Friction-induced vibration and noise of marine stern tube bearings considering perturbations of the stochastic rough surface

• Published in: Tribology international Vol. 131; pp. 661 - 671
• Main Authors: Lin, Chang-Gang, Zou, Ming-Song, Sima, Can, Liu, Shu-Xiao, Jiang, Ling-Wen
• Format: Journal Article
• Language: English
• Published: Kidlington Elsevier Ltd 01.03.2019; Elsevier BV
• Subjects: Bearings; Coefficient of friction; Degrees of freedom; Eigenvalues; Equations of motion; Fast Fourier transformations; Fourier transforms; Friction; Mode-coupling; Noise; Peak frequency; Resonant frequencies; Rough surface; Stability analysis; Steel plates; Sterntubes; Stiffness; Time dependence; Vibration; Vibration; Rough surface; Friction; Noise; Mode-coupling
• ISSN: 0301-679X; 1879-2464
• DOI: 10.1016/j.triboint.2018.11.026

To investigate the mechanism of friction-induced vibration and noise of marine stern tube bearings, a three-degree-of-freedom (3-DOF) mode-coupling model considering perturbations of the stochastic rough surface is proposed.

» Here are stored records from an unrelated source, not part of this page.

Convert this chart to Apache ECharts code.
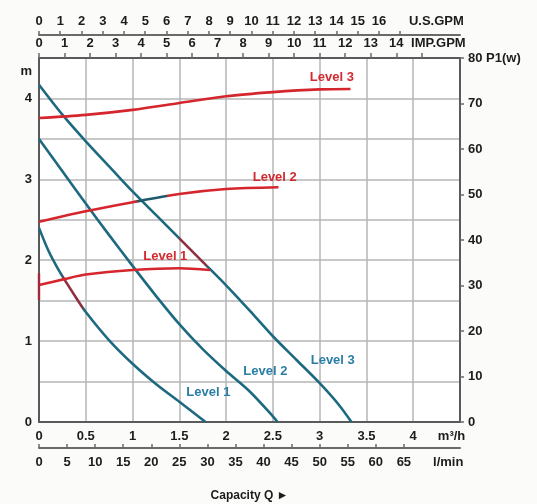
<!DOCTYPE html>
<html>
<head>
<meta charset="utf-8">
<script src="https://cdn.jsdelivr.net/npm/echarts@6/dist/echarts.min.js"></script>
<style>html,body{margin:0;padding:0;background:#fbfbf9;}#c{width:537px;height:504px;}</style>
</head>
<body>
<div id="c"></div>
<script>
// ---- data (flow in m³/h, head in m, power in W) ----
const headL3Q = [0, 0.25, 0.5, 0.75, 1.0, 1.25, 1.5, 1.75, 2.0, 2.25, 2.5, 2.75, 3.0, 3.2, 3.34];
const headL3H = [4.17, 3.80, 3.47, 3.16, 2.85, 2.56, 2.27, 1.98, 1.69, 1.38, 1.06, 0.77, 0.48, 0.22, 0];
const headL2Q = [0, 0.25, 0.5, 0.75, 1.0, 1.25, 1.5, 1.75, 2.0, 2.25, 2.5, 2.55];
const headL2H = [3.50, 3.10, 2.70, 2.31, 1.93, 1.56, 1.21, 0.90, 0.63, 0.38, 0.07, 0];
const headL1Q = [0, 0.1, 0.2, 0.3, 0.4, 0.5, 0.75, 1.0, 1.25, 1.5, 1.78];
const headL1H = [2.40, 2.12, 1.90, 1.71, 1.53, 1.36, 1.01, 0.72, 0.47, 0.25, 0];

const powL3Q = [0, 0.5, 1.0, 1.5, 2.0, 2.5, 3.0, 3.33];
const powL3P = [66.8, 67.5, 68.6, 70.1, 71.6, 72.5, 73.1, 73.2];
const powL2Q = [0, 0.5, 1.0, 1.5, 2.0, 2.56];
const powL2P = [44.0, 46.3, 48.3, 50.1, 51.2, 51.6];
const powL1Q = [0, 0.27, 0.5, 1.0, 1.5, 1.83];
const powL1P = [30.1, 31.4, 32.4, 33.4, 33.8, 33.4];
const powL1StartQ = [0, 0];
const powL1StartP = [26.8, 32.7];

// flow ranges where the printed curves change colour
const headL3Tint = [1.5, 1.8];
const headL1Tint = [0.26, 0.47];
const powL2Tint = [1.05, 1.37];

// label anchors (data units)
const headLabels = [['Level 3', 3.14, 0.76], ['Level 2', 2.42, 0.63], ['Level 1', 1.81, 0.36]];
const powLabels = [['Level 3', 3.13, 75.8], ['Level 2', 2.52, 53.8], ['Level 1', 1.35, 36.3]];

// axis ticks / labels
const m3hLabels = [0, 0.5, 1, 1.5, 2, 2.5, 3, 3.5, 4];
const lminTicks = [0, 5, 10, 15, 20, 25, 30, 35, 40, 45, 50, 55, 60, 65];
const impTicks = [0,1,2,3,4,5,6,7,8,9,10,11,12,13,14,15];
const impLabels = [0,1,2,3,4,5,6,7,8,9,10,11,12,13,14];
const usTicks = [0,1,2,3,4,5,6,7,8,9,10,11,12,13,14,15,16,17];
const usLabels = [0,1,2,3,4,5,6,7,8,9,10,11,12,13,14,15,16];
const headLabelVals = [0, 1, 2, 3, 4];

// unit conversions from m³/h
const Q_MAX = 4.5;
const TO_LMIN = 1000 / 60;
const TO_IMP = 1000 / 4.54609 / 60;
const TO_US = 1000 / 3.785411784 / 60;

const zip = (a, b) => a.map((v, i) => [v, b[i]]);

const FONT = 'Liberation Sans, Arial, sans-serif';
const BLUE = '#1d6a80';
const RED = '#d6262d';
const DARKRED = '#8e3040';
const DARKTEAL = '#1f5a6c';
const lbl = { color: '#1c1c1c', fontWeight: 'bold', fontSize: 13, fontFamily: FONT };
const axLine = { show: true, onZero: false, lineStyle: { color: '#5a5a5a', width: 2 } };

function lineSeries(q, v, color, yIdx, labels, tinted) {
  const s = {
    type: 'line', xAxisIndex: 0, yAxisIndex: yIdx, data: zip(q, v),
    smooth: 0.3, showSymbol: false, symbol: 'none', silent: true,
    itemStyle: { color: color },
    lineStyle: tinted ? { width: 2.6 } : { color: color, width: 2.6 }, z: 5
  };
  if (labels) {
    s.markPoint = {
      symbol: 'circle', symbolSize: 0, silent: true,
      label: { show: true, position: 'inside', fontFamily: FONT, fontWeight: 'bold', fontSize: 13,
               color: color === RED ? '#d22a30' : '#2a7ea6', formatter: p => p.name },
      data: [{ name: labels[0], coord: [labels[1], labels[2]] }]
    };
  }
  return s;
}

function tint(seriesIndex, range, base, col) {
  return { type: 'piecewise', show: false, seriesIndex: seriesIndex, dimension: 0,
           pieces: [{ lt: range[0], color: base }, { gte: range[0], lte: range[1], color: col }, { gt: range[1], color: base }] };
}

const chart = echarts.init(document.getElementById('c'), null, { renderer: 'canvas' });
chart.setOption({
  backgroundColor: '#fbfbf9',
  animation: false,
  textStyle: { fontFamily: FONT },
  grid: { left: 39, right: 77, top: 58, bottom: 82, show: true, backgroundColor: '#ffffff',
          borderWidth: 0, containLabel: false, outerBoundsMode: 'none' },
  visualMap: [
    tint(0, headL3Tint, BLUE, DARKRED),
    tint(2, headL1Tint, BLUE, DARKRED),
    tint(4, powL2Tint, RED, DARKTEAL)
  ],
  xAxis: [
    { type: 'value', position: 'bottom', min: 0, max: Q_MAX, interval: 0.5,
      axisLine: axLine, axisTick: { show: false },
      splitLine: { show: true, lineStyle: { color: '#b6b6b6', width: 1.5 } },
      axisLabel: Object.assign({ margin: 8, customValues: m3hLabels.concat([4.41]),
        formatter: v => (v > 4.2 ? 'm³/h' : String(v)) }, lbl) },
    { type: 'value', position: 'bottom', offset: 26, min: 0, max: Q_MAX * TO_LMIN,
      axisLine: { show: true, onZero: false, lineStyle: { color: '#6a6a6a', width: 2 } },
      axisTick: { show: true, inside: true, length: 4, customValues: lminTicks,
                  lineStyle: { color: '#6a6a6a', width: 1.5 } },
      splitLine: { show: false },
      axisLabel: Object.assign({ margin: 8, customValues: lminTicks.concat([72.9]),
        formatter: v => (v > 70 ? 'l/min' : String(v)) }, lbl),
      name: 'Capacity Q ►', nameLocation: 'middle', nameGap: 42,
      nameTextStyle: { color: '#1c1c1c', fontWeight: 'bold', fontSize: 12, fontFamily: FONT } },
    { type: 'value', position: 'top', min: 0, max: Q_MAX * TO_IMP,
      axisLine: axLine,
      axisTick: { show: true, inside: false, length: 5, customValues: impTicks,
                  lineStyle: { color: '#6a6a6a', width: 1.5 } },
      splitLine: { show: false },
      axisLabel: Object.assign({ margin: 8, customValues: impLabels.concat([15.65]),
        formatter: v => (v > 15 ? 'IMP.GPM' : String(v)) }, lbl) },
    { type: 'value', position: 'top', offset: 23, min: 0, max: Q_MAX * TO_US,
      axisLine: { show: true, onZero: false, lineStyle: { color: '#6a6a6a', width: 2 } },
      axisTick: { show: true, inside: false, length: 4, customValues: usTicks,
                  lineStyle: { color: '#6a6a6a', width: 1.5 } },
      splitLine: { show: false },
      axisLabel: Object.assign({ margin: 7, customValues: usLabels.concat([18.7]),
        formatter: v => (v > 17 ? 'U.S.GPM' : String(v)) }, lbl) }
  ],
  yAxis: [
    { type: 'value', position: 'left', min: 0, max: Q_MAX, interval: 0.5,
      axisLine: axLine, axisTick: { show: false },
      splitLine: { show: true, lineStyle: { color: '#b6b6b6', width: 1.5 } },
      axisLabel: Object.assign({ margin: 7, customValues: headLabelVals.concat([4.33]),
        formatter: v => (v > 4.2 ? 'm' : String(v)) }, lbl) },
    { type: 'value', position: 'right', min: 0, max: 80, interval: 10,
      axisLine: axLine,
      axisTick: { show: true, inside: false, length: 4, lineStyle: { color: '#6a6a6a', width: 1.5 } },
      splitLine: { show: false },
      axisLabel: Object.assign({ margin: 8, formatter: v => (v === 80 ? '80 P1(w)' : String(v)) }, lbl) }
  ],
  series: [
    lineSeries(headL3Q, headL3H, BLUE, 0, headLabels[0], true),
    lineSeries(headL2Q, headL2H, BLUE, 0, headLabels[1], false),
    lineSeries(headL1Q, headL1H, BLUE, 0, headLabels[2], true),
    lineSeries(powL3Q, powL3P, RED, 1, powLabels[0], false),
    lineSeries(powL2Q, powL2P, RED, 1, powLabels[1], true),
    lineSeries(powL1Q, powL1P, RED, 1, powLabels[2], false),
    { type: 'line', xAxisIndex: 0, yAxisIndex: 1, data: zip(powL1StartQ, powL1StartP),
      showSymbol: false, symbol: 'none', silent: true,
      lineStyle: { color: '#a02a3c', width: 2.4 }, z: 6 }
  ]
});
</script>
</body>
</html>
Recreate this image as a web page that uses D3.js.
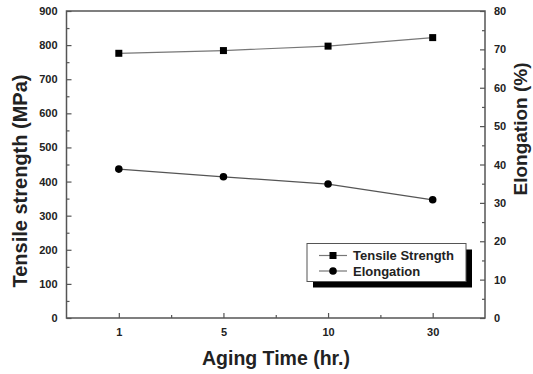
<!DOCTYPE html>
<html><head><meta charset="utf-8">
<script src="https://cdn.jsdelivr.net/npm/d3@7"></script>
<style>html,body{margin:0;padding:0;background:#fff;}svg{display:block;font-family:Arial,"Liberation Sans",sans-serif;}</style>
</head><body>
<svg id="c" width="533" height="374"></svg>
<script>
const categories = ["1", "5", "10", "30"];
const tensile = [776, 784, 797, 822];
const elongation = [38.8, 36.8, 34.9, 30.8];
const leftTicks = [0, 100, 200, 300, 400, 500, 600, 700, 800, 900];
const rightTicks = [0, 10, 20, 30, 40, 50, 60, 70, 80];
const seriesNames = ["Tensile Strength", "Elongation"];

const svg = d3.select("#c");
const L = 66.5, R = 485, T = 11, B = 318;
const axisColor = "#555", textColor = "#222";

const x = d3.scaleLinear().domain([-0.5, categories.length - 0.5]).range([L, R]);
const yL = d3.scaleLinear().domain([0, 900]).range([B, T]);
const yR = d3.scaleLinear().domain([0, 80]).range([B, T]);

// frame
svg.append("rect").attr("x", L).attr("y", T).attr("width", R - L).attr("height", B - T)
  .attr("fill", "none").attr("stroke", axisColor).attr("stroke-width", 1.5);

function styleAxis(g) {
  g.select(".domain").remove();
  g.selectAll("line").attr("stroke", axisColor).attr("stroke-width", 1.2);
  g.selectAll("text").attr("fill", textColor).attr("font-weight", "bold").attr("font-size", 11);
}

// left axis (inward ticks)
const gl = svg.append("g").attr("transform", `translate(${L},0)`)
  .call(d3.axisLeft(yL).tickValues(leftTicks).tickSizeInner(-5).tickSizeOuter(0).tickPadding(9));
styleAxis(gl);
svg.append("g").attr("transform", `translate(${L},0)`)
  .call(d3.axisLeft(yL).tickValues(leftTicks.slice(0, -1).map(v => v + 50)).tickSize(-3).tickFormat(""))
  .call(styleAxis);

// right axis
const gr = svg.append("g").attr("transform", `translate(${R},0)`)
  .call(d3.axisRight(yR).tickValues(rightTicks).tickSizeInner(-5).tickSizeOuter(0).tickPadding(9));
styleAxis(gr);
svg.append("g").attr("transform", `translate(${R},0)`)
  .call(d3.axisRight(yR).tickValues(rightTicks.slice(0, -1).map(v => v + 5)).tickSize(-3).tickFormat(""))
  .call(styleAxis);

// bottom axis
const gb = svg.append("g").attr("transform", `translate(0,${B})`)
  .call(d3.axisBottom(x).tickValues(d3.range(categories.length)).tickFormat(i => categories[i])
    .tickSizeInner(-5).tickSizeOuter(0).tickPadding(10));
styleAxis(gb);
svg.append("g").attr("transform", `translate(0,${B})`)
  .call(d3.axisBottom(x).tickValues(d3.range(categories.length - 1).map(i => i + 0.5)).tickSize(-3).tickFormat(""))
  .call(styleAxis);

// lines
const lineColor = "#777";
const lineT = d3.line().x((d, i) => x(i)).y(d => yL(d));
const lineE = d3.line().x((d, i) => x(i)).y(d => yR(d));
svg.append("path").datum(tensile).attr("d", lineT).attr("fill", "none").attr("stroke", lineColor).attr("stroke-width", 1.2);
svg.append("path").datum(elongation).attr("d", lineE).attr("fill", "none").attr("stroke", "#555").attr("stroke-width", 1.2);

svg.selectAll(".sq").data(tensile).enter().append("rect")
  .attr("x", (d, i) => x(i) - 3.5).attr("y", d => yL(d) - 3.5)
  .attr("width", 7).attr("height", 7).attr("fill", "#000");
svg.selectAll(".ci").data(elongation).enter().append("circle")
  .attr("cx", (d, i) => x(i)).attr("cy", d => yR(d)).attr("r", 3.8).attr("fill", "#000");

// axis titles
svg.append("text").attr("transform", `translate(27,181) rotate(-90)`).attr("text-anchor", "middle")
  .attr("font-size", 20).attr("font-weight", "bold").attr("fill", textColor).text("Tensile strength (MPa)");
svg.append("text").attr("transform", `translate(527,129) rotate(-90)`).attr("text-anchor", "middle")
  .attr("font-size", 19).attr("font-weight", "bold").attr("fill", textColor).text("Elongation (%)");
svg.append("text").attr("x", 276).attr("y", 365).attr("text-anchor", "middle")
  .attr("font-size", 19.5).attr("font-weight", "bold").attr("fill", textColor).text("Aging Time (hr.)");

// legend
const lx = 307, ly = 243.5, lw = 159, lh = 38;
svg.append("rect").attr("x", lx + 6).attr("y", ly + 6).attr("width", lw).attr("height", lh).attr("fill", "#000");
svg.append("rect").attr("x", lx).attr("y", ly).attr("width", lw).attr("height", lh)
  .attr("fill", "#fff").attr("stroke", axisColor).attr("stroke-width", 1);
const leg = svg.append("g");
seriesNames.forEach((name, i) => {
  const yy = ly + 12 + i * 15.5;
  leg.append("line").attr("x1", lx + 12).attr("x2", lx + 40).attr("y1", yy).attr("y2", yy)
    .attr("stroke", lineColor).attr("stroke-width", 1.2);
  if (i === 0) leg.append("rect").attr("x", lx + 26 - 3.5).attr("y", yy - 3.5).attr("width", 7).attr("height", 7).attr("fill", "#000");
  else leg.append("circle").attr("cx", lx + 26).attr("cy", yy).attr("r", 3.8).attr("fill", "#000");
  leg.append("text").attr("x", lx + 46).attr("y", yy + 4.5).attr("font-size", 13).attr("font-weight", "bold")
    .attr("fill", textColor).text(name);
});
</script>
</body></html>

Perturbations of the stochastic rough surface are modeled as a time-dependent displacement which can be obtained by the inverse fast Fourier transform (IFFT) based on an assumed power spectrum density (PSD). The stability characteristics of the 3-DOF system are studied through complex eigenvalue analysis, and the vibrational responses are determined by solving the equations of motion with the Newmark method. Results show that the friction coefficient and the contact stiffness have a significant effect on the stability of the system. The stochastic rough surface is equivalent to an excitation source in the friction-induced vibration and noise system. The peak frequencies of the friction-induced vibration and noise are determined by the natural frequencies of the system. A new phenomenon is found that the magnification of vibration will occur when two mode frequencies get close to each other, even the system is stable. This phenomenon is validated through a friction-induced noise experiment of the steel plates in the air. This work focuses on more fundamental study on the mechanism of friction-induced vibration and noise of marine stern tube bearings. The novelty of this work is this newly proposed mechanism model which provides a new perspective for the study of friction-induced vibration and noise of marine stern tube bearings. •A three-degree-of-freedom mode-coupling model considering perturbations of the stochastic rough surface is proposed.•The magnification of vibration will occur when two mode frequencies get close to each other, even the system is stable.•The relevant conclusions are validated through a friction-induced noise experiment of two steel plates in the air.•The model presented in this work provides a new perspective for the study of friction-induced vibration and noise.